Directions → Repeat the listing word for word. No pictures belong in the copy.

Given material →
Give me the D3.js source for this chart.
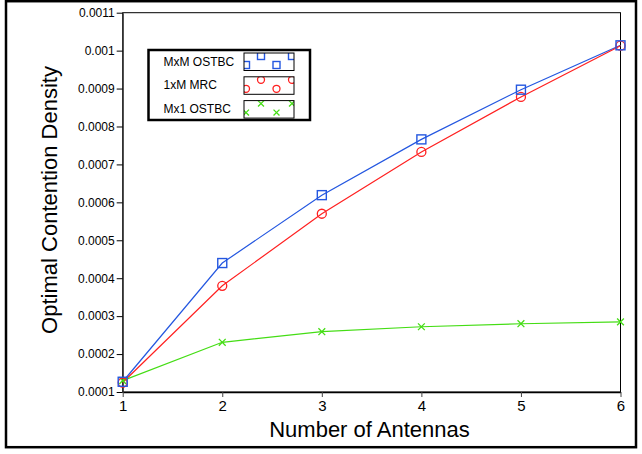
<!DOCTYPE html>
<html><head><meta charset="utf-8">
<script src="https://cdn.jsdelivr.net/npm/d3@7"></script>
<style>html,body{margin:0;padding:0;background:#fff;}svg{display:block;}</style>
</head><body>
<script>
const antennas = [1, 2, 3, 4, 5, 6];
const mxmOstbc = [0.000127, 0.000440, 0.000619, 0.000766, 0.000897, 0.001014];
const mrc1xM   = [0.000125, 0.000380, 0.000570, 0.000733, 0.000878, 0.001013];
const mx1Ostbc = [0.000130, 0.000231, 0.000259, 0.000272, 0.000280, 0.000285];
const seriesNames = ["MxM OSTBC", "1xM MRC", "Mx1 OSTBC"];
const yTickValues = [0.0001,0.0002,0.0003,0.0004,0.0005,0.0006,0.0007,0.0008,0.0009,0.001,0.0011];
const yTickLabels = ["0.0001","0.0002","0.0003","0.0004","0.0005","0.0006","0.0007","0.0008","0.0009","0.001","0.0011"];
const xTitle = "Number of Antennas";
const yTitle = "Optimal Contention Density";

const W = 642, H = 454;
const L = 122.7, R = 620.5, T = 12.7, B = 392;
const colors = ["#2457e0", "#ff2020", "#44dd14"];
const shapes = ["square", "circle", "x"];
const seriesData = [mxmOstbc, mrc1xM, mx1Ostbc];
const font = "'Liberation Sans', Arial, Helvetica, sans-serif";

const svg = d3.select("body").append("svg").attr("width", W).attr("height", H);
svg.append("rect").attr("width", W).attr("height", H).attr("fill", "#fff");
// outer border
svg.append("rect").attr("x", 6).attr("y", 1.2).attr("width", 630).attr("height", 446)
  .attr("fill", "none").attr("stroke", "#000").attr("stroke-width", 2.5);

const x = d3.scaleLinear().domain([1, 6]).range([L, R]);
const y = d3.scaleLinear().domain([0.0001, 0.0011]).range([B, T]);

// frame
svg.append("rect").attr("x", L).attr("y", T).attr("width", R - L).attr("height", B - T)
  .attr("fill", "none").attr("stroke", "#000").attr("stroke-width", 1);

const yAxis = d3.axisLeft(y).tickValues(yTickValues)
  .tickFormat((d, i) => yTickLabels[i]).tickSize(6).tickSizeOuter(0).tickPadding(2);
const gy = svg.append("g").attr("transform", `translate(${L},0)`).call(yAxis);
gy.select(".domain").attr("stroke", "#333").attr("stroke-width", 1.2);
gy.selectAll(".tick line").attr("stroke", "#000");
gy.selectAll(".tick text").attr("font-family", font).attr("font-size", 12).attr("fill", "#000");

const xAxis = d3.axisBottom(x).tickValues(antennas).tickFormat(d3.format("d"))
  .tickSize(5).tickSizeOuter(0).tickPadding(3);
const gx = svg.append("g").attr("transform", `translate(0,${B})`).call(xAxis);
gx.select(".domain").attr("stroke", "#000").attr("stroke-width", 1.6);
gx.selectAll(".tick line").attr("stroke", "#444");
gx.selectAll(".tick text").attr("font-family", font).attr("font-size", 15).attr("fill", "#000");

// titles
svg.append("text").attr("x", 369.5).attr("y", 437).attr("text-anchor", "middle")
  .attr("font-family", font).attr("font-size", 22).text(xTitle);
svg.append("text").attr("transform", "translate(57,200) rotate(-90)").attr("text-anchor", "middle")
  .attr("font-family", font).attr("font-size", 22).text(yTitle);

function marker(g, shape, color, cx, cy, s) {
  if (shape === "square") {
    g.append("rect").attr("x", cx - s / 2).attr("y", cy - s / 2).attr("width", s).attr("height", s)
      .attr("fill", "none").attr("stroke", color).attr("stroke-width", 1.4);
  } else if (shape === "circle") {
    g.append("circle").attr("cx", cx).attr("cy", cy).attr("r", s / 2)
      .attr("fill", "none").attr("stroke", color).attr("stroke-width", 1.3);
  } else {
    const h = s / 2 * 0.85;
    g.append("path").attr("d", `M${cx - h},${cy - h}L${cx + h},${cy + h}M${cx - h},${cy + h}L${cx + h},${cy - h}`)
      .attr("stroke", color).attr("stroke-width", 1.3).attr("fill", "none");
  }
}

const line = d3.line().x((d, i) => x(antennas[i])).y(d => y(d));
const plot = svg.append("g");
seriesData.forEach((vals, k) => {
  plot.append("path").datum(vals).attr("d", line).attr("fill", "none")
    .attr("stroke", colors[k]).attr("stroke-width", 1.2);
});
[2, 1, 0].forEach(k => {
  seriesData[k].forEach((v, i) => {
    marker(plot, shapes[k], colors[k], x(antennas[i]), y(v), k === 0 ? 9 : (k === 1 ? 9 : 8));
  });
});

// legend
const lg = svg.append("g");
lg.append("rect").attr("x", 148.5).attr("y", 50).attr("width", 161.5).attr("height", 70)
  .attr("fill", "#fff").attr("stroke", "#000").attr("stroke-width", 2.5);
const defs = svg.append("defs");
seriesNames.forEach((name, k) => {
  const by = 53 + k * 23.8;
  lg.append("text").attr("x", 163.5).attr("y", by + 12.5).attr("font-family", font)
    .attr("font-size", 12).text(name);
  defs.append("clipPath").attr("id", "clip" + k).append("rect")
    .attr("x", 244).attr("y", by).attr("width", 50).attr("height", 17.5);
  const sg = lg.append("g").attr("clip-path", `url(#clip${k})`);
  [[246, 12], [261, 3], [276.5, 12], [292, 3]].forEach(p => marker(sg, shapes[k], colors[k], p[0], by + p[1], 7));
  lg.append("rect").attr("x", 244).attr("y", by).attr("width", 50).attr("height", 17.5)
    .attr("fill", "none").attr("stroke", "#000").attr("stroke-width", 1);
});
</script>
</body></html>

Result of this task →
Give me the D3.js source for this chart.
<!DOCTYPE html>
<html><head><meta charset="utf-8">
<script src="https://cdn.jsdelivr.net/npm/d3@7"></script>
<style>html,body{margin:0;padding:0;background:#fff;}svg{display:block;}</style>
</head><body>
<script>
const antennas = [1, 2, 3, 4, 5, 6];
const mxmOstbc = [0.000127, 0.000440, 0.000619, 0.000766, 0.000897, 0.001014];
const mrc1xM   = [0.000125, 0.000380, 0.000570, 0.000733, 0.000878, 0.001013];
const mx1Ostbc = [0.000130, 0.000231, 0.000259, 0.000272, 0.000280, 0.000285];
const seriesNames = ["MxM OSTBC", "1xM MRC", "Mx1 OSTBC"];
const yTickValues = [0.0001,0.0002,0.0003,0.0004,0.0005,0.0006,0.0007,0.0008,0.0009,0.001,0.0011];
const yTickLabels = ["0.0001","0.0002","0.0003","0.0004","0.0005","0.0006","0.0007","0.0008","0.0009","0.001","0.0011"];
const xTitle = "Number of Antennas";
const yTitle = "Optimal Contention Density";

const W = 642, H = 454;
const L = 122.7, R = 620.5, T = 12.7, B = 392;
const colors = ["#2457e0", "#ff2020", "#44dd14"];
const shapes = ["square", "circle", "x"];
const seriesData = [mxmOstbc, mrc1xM, mx1Ostbc];
const font = "'Liberation Sans', Arial, Helvetica, sans-serif";

const svg = d3.select("body").append("svg").attr("width", W).attr("height", H);
svg.append("rect").attr("width", W).attr("height", H).attr("fill", "#fff");
// outer border
svg.append("rect").attr("x", 6).attr("y", 1.2).attr("width", 630).attr("height", 446)
  .attr("fill", "none").attr("stroke", "#000").attr("stroke-width", 2.5);

const x = d3.scaleLinear().domain([1, 6]).range([L, R]);
const y = d3.scaleLinear().domain([0.0001, 0.0011]).range([B, T]);

// frame
svg.append("rect").attr("x", L).attr("y", T).attr("width", R - L).attr("height", B - T)
  .attr("fill", "none").attr("stroke", "#000").attr("stroke-width", 1);

const yAxis = d3.axisLeft(y).tickValues(yTickValues)
  .tickFormat((d, i) => yTickLabels[i]).tickSize(6).tickSizeOuter(0).tickPadding(2);
const gy = svg.append("g").attr("transform", `translate(${L},0)`).call(yAxis);
gy.select(".domain").attr("stroke", "#333").attr("stroke-width", 1.2);
gy.selectAll(".tick line").attr("stroke", "#000");
gy.selectAll(".tick text").attr("font-family", font).attr("font-size", 12).attr("fill", "#000");

const xAxis = d3.axisBottom(x).tickValues(antennas).tickFormat(d3.format("d"))
  .tickSize(5).tickSizeOuter(0).tickPadding(3);
const gx = svg.append("g").attr("transform", `translate(0,${B})`).call(xAxis);
gx.select(".domain").attr("stroke", "#000").attr("stroke-width", 1.6);
gx.selectAll(".tick line").attr("stroke", "#444");
gx.selectAll(".tick text").attr("font-family", font).attr("font-size", 15).attr("fill", "#000");

// titles
svg.append("text").attr("x", 369.5).attr("y", 437).attr("text-anchor", "middle")
  .attr("font-family", font).attr("font-size", 22).text(xTitle);
svg.append("text").attr("transform", "translate(57,200) rotate(-90)").attr("text-anchor", "middle")
  .attr("font-family", font).attr("font-size", 22).text(yTitle);

function marker(g, shape, color, cx, cy, s) {
  if (shape === "square") {
    g.append("rect").attr("x", cx - s / 2).attr("y", cy - s / 2).attr("width", s).attr("height", s)
      .attr("fill", "none").attr("stroke", color).attr("stroke-width", 1.4);
  } else if (shape === "circle") {
    g.append("circle").attr("cx", cx).attr("cy", cy).attr("r", s / 2)
      .attr("fill", "none").attr("stroke", color).attr("stroke-width", 1.3);
  } else {
    const h = s / 2 * 0.85;
    g.append("path").attr("d", `M${cx - h},${cy - h}L${cx + h},${cy + h}M${cx - h},${cy + h}L${cx + h},${cy - h}`)
      .attr("stroke", color).attr("stroke-width", 1.3).attr("fill", "none");
  }
}

const line = d3.line().x((d, i) => x(antennas[i])).y(d => y(d));
const plot = svg.append("g");
seriesData.forEach((vals, k) => {
  plot.append("path").datum(vals).attr("d", line).attr("fill", "none")
    .attr("stroke", colors[k]).attr("stroke-width", 1.2);
});
[2, 1, 0].forEach(k => {
  seriesData[k].forEach((v, i) => {
    marker(plot, shapes[k], colors[k], x(antennas[i]), y(v), k === 0 ? 9 : (k === 1 ? 9 : 8));
  });
});

// legend
const lg = svg.append("g");
lg.append("rect").attr("x", 148.5).attr("y", 50).attr("width", 161.5).attr("height", 70)
  .attr("fill", "#fff").attr("stroke", "#000").attr("stroke-width", 2.5);
const defs = svg.append("defs");
seriesNames.forEach((name, k) => {
  const by = 53 + k * 23.8;
  lg.append("text").attr("x", 163.5).attr("y", by + 12.5).attr("font-family", font)
    .attr("font-size", 12).text(name);
  defs.append("clipPath").attr("id", "clip" + k).append("rect")
    .attr("x", 244).attr("y", by).attr("width", 50).attr("height", 17.5);
  const sg = lg.append("g").attr("clip-path", `url(#clip${k})`);
  [[246, 12], [261, 3], [276.5, 12], [292, 3]].forEach(p => marker(sg, shapes[k], colors[k], p[0], by + p[1], 7));
  lg.append("rect").attr("x", 244).attr("y", by).attr("width", 50).attr("height", 17.5)
    .attr("fill", "none").attr("stroke", "#000").attr("stroke-width", 1);
});
</script>
</body></html>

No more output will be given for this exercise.